Harking back to a simpler time, when technology was evident, and worked!
By Jason Griffiths
To the east of Johnson City, Texas, is the Lyndon B. Johnson family home. Part of the Johnson Estate is given over to a working farm circa 1870 that presents various aspects of domestic practice from the era. This includes a desert fridge, a simple four-legged structure with a slightly battered profile that’s draped in cloth. Its principle is simple: water from an inverted jar is drawn by osmosis down the sides of the cloth where it evaporates in wind currents that blow through a “dog run” between two log cabins. Cooled air circulates within the structure where cheese and milk are kept fresh during the summer. The desert fridge is a simple system that reaches a state of equilibrium through the natural process of evaporation.
This system provided a working model for a prototype structure for an outdoor dining pavilion that was designed and constructed on the campus of Arizona State University in spring 2008. The pavilion is intended as a gathering point and a place of interaction for ASU freshmen.
Upturned jars and an inverted table cloth
For invited freshmen, a dining event is preceded by an invitation that is sent in a simple glass jar. The jar contains instructions printed on a clear plastic sheet that describe not only the event but also what to do with the jar. Once the jar is inverted, water gradually seeps out under osmotic pressure through the cloth.
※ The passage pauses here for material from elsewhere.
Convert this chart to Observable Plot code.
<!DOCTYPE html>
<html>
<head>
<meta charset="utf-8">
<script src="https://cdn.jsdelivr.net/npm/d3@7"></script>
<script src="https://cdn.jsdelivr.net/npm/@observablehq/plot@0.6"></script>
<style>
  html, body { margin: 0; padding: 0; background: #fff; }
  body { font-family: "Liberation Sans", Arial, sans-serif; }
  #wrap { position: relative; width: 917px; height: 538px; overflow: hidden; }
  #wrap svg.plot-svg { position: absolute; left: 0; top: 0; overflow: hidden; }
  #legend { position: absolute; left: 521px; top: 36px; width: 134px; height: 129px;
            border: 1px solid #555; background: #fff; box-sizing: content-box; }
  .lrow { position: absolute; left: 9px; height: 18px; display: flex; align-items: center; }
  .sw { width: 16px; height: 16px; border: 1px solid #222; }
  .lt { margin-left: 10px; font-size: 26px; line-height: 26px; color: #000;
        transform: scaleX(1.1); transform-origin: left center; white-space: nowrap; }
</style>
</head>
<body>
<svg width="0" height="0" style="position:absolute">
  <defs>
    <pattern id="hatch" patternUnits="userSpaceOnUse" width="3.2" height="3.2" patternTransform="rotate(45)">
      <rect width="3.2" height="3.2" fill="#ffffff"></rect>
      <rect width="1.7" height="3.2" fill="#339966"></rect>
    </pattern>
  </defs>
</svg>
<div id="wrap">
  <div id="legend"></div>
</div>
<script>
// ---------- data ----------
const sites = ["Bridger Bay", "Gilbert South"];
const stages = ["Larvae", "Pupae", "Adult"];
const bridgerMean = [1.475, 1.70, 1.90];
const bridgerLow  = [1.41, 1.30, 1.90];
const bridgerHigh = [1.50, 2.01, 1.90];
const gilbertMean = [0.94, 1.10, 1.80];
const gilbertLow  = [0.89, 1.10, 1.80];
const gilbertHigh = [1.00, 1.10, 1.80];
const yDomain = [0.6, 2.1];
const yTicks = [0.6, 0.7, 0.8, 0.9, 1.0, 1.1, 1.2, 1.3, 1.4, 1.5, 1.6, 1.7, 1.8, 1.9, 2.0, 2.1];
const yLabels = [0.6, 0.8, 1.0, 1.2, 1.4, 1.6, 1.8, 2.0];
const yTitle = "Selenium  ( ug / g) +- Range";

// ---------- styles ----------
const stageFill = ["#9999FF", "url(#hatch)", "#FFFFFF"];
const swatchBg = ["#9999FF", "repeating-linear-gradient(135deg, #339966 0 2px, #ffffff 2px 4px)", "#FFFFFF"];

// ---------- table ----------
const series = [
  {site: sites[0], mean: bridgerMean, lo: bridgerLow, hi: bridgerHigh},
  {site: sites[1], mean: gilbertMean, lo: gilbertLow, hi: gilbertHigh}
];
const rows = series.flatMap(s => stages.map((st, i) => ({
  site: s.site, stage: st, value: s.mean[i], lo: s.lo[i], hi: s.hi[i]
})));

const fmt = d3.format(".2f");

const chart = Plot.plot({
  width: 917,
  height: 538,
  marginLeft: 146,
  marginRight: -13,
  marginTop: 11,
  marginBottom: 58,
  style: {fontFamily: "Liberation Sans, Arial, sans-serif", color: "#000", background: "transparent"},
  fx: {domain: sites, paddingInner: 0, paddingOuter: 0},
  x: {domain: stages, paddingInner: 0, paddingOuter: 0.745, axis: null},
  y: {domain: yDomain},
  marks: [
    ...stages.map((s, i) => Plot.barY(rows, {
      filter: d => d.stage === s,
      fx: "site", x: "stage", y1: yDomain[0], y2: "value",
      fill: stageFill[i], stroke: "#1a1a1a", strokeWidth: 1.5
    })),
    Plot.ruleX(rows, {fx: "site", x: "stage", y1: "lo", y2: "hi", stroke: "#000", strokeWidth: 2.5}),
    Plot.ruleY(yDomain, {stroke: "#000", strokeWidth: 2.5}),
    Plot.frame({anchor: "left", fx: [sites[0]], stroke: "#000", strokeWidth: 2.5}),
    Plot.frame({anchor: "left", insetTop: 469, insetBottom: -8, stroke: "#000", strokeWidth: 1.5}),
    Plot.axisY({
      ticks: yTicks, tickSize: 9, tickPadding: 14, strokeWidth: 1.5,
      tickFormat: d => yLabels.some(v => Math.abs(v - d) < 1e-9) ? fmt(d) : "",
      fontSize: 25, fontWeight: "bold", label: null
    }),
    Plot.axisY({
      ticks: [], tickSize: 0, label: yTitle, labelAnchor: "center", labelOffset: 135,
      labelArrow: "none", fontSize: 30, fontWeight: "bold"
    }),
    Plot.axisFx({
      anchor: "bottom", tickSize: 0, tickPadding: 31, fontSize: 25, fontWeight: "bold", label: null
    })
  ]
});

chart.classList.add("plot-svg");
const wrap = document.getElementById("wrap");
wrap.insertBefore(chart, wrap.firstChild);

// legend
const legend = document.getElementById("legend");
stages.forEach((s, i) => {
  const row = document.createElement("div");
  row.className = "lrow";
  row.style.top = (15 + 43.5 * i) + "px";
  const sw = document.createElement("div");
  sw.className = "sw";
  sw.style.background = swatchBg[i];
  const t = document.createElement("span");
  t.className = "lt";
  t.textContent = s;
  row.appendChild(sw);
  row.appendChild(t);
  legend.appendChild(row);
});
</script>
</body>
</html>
This cloth, like the inverted jar, shares affiliations with a formal dining ritual. It can be removed and replaced like a simple tablecloth.
At the center of the table is an aluminum fan that hangs below the surface of the table, driven by a roof-mounted 50 watt direct current PV panel that forces the air downward onto a diverter and then horizontally through the inverted tablecloth. Air is cooled through the evaporative process and then blown onto the legs and midriffs of the students dining at the table. The dinner continues and the students remain in the cooler environment as the water level in the jars gradually recedes in front of them. An analysis of the system demonstrates a considerable drop-off in ambient air temperature up to 1.8m from the table’s center. This analysis is based on a 40.6cm fan generating airflow rates approximately 944 L/s operating at 1,500 rpm. Air is blown equally in four directions below the table through an evaporative cooling membrane of heavy cotton fabric (total area is 2.16m2) with strands removed to provide greater percentage of perforation. Our working model studies* revealed that the most effective quality of perforation was around 30% of the fabric. These factors produced more than an 11C difference between the table center and a distance of 1.8m in an ambient temperature of 54C and during relative still air conditions. These temperatures were highly affected by wind currents around the pavilion, being considerably cooler sitting in a downwind position. The scheme provides a cooled microclimate around the pavilion that is designed to sustain conversation, prolong the event and encourage student interaction.
Jason Griffiths is an assistant professor in architecture at Arizona State University, Tempe.
* Initial working model was based on a simple soaked cloth and re-arranged house fan.